SECOND AMENDED AND RESTATED
ARTICLES OF INCORPORATION

OF

MGC DIAGNOSTICS CORPORATION

 

Pursuant to the provisions of Chapter 302A of the Minnesota Statutes, known as the Minnesota Business Corporation Act, the following Second Amended and Restated Articles of Incorporation are adopted and shall supercede, amend and restate in their entirety the existing Amended and Restated Articles of Incorporation and all amendments thereto.

 

ARTICLE 1.

NAME

 

The name of this corporation is MGC Diagnostics Corporation.

 

ARTICLE 2.

REGISTERED OFFICE

 

The registered office of this Corporation is located at 100 South 5th Street, Suite 1075, Minneapolis, Minnesota 55402.

 

ARTICLE 3.

AUTHORIZED SHARES

 

The aggregate number of shares of stock that this corporation shall have the authority to issue is one thousand (1,000) shares of stock, having a per share par value of $0.01.

 

ARTICLE 4.

NO CUMULATIVE VOTING

 

There shall be no cumulative voting by the shareholders of the corporation.

 

ARTICLE 5.

NO PREEMPTIVE RIGHTS

 

The shareholders of the corporation shall not have preemptive rights.

 

ARTICLE 6.

ACTION IN WRITING

 

Except as to those matters requiring shareholder approval, any action required or permitted to be taken by the Board of Directors of this corporation may be taken by written action signed by a majority of the directors then holding office.

 

 

 

ARTICLE 6.

DIRECTOR LIABILITY

 

Section 1. Liability and Indemnification.

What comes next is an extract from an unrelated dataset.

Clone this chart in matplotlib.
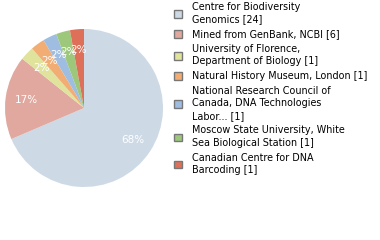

No director shall be personally liable to the corporation or to its shareholders for monetary damages for any breach of fiduciary duty as a director, except to the extent such exemption from liability or limitation thereof is not permitted under the laws of the State of Minnesota as the same may exist or may hereafter be amended. Any repeal or modification of the provisions of this Article shall not adversely affect any right or protection of a director of the corporation existing at the time of such repeal or modification.

 

Any person who at any time shall serve or shall have served as a director, officer, or employee of the corporation, or of any other enterprise at the request of the corporation, and the heirs, executors and administrators of such person shall be indemnified by the corporation in accordance with, and to the fullest extent permitted by, the provisions of the Minnesota Business

Corporation Act, as it may be amended from time to time.

 

Section 2. Insurance. The corporation shall have power to purchase and maintain insurance on behalf of any person who is or was a director, officer, employee or agent of the corporation, or is or was serving at the request of the corporation as a director, officer, employee or agent of another corporation, partnership, joint venture, trust or other enterprise against any liability asserted against him or her and incurred by him or her in any such capacity or arising out of his or her status as such, whether or not the corporation would have the power to indemnify him or her against such liability under the provisions of the Minnesota Business Corporation Act.

 

IN WITNESS WHEREOF, I have hereunto set my hand this 28th day of December, 2017.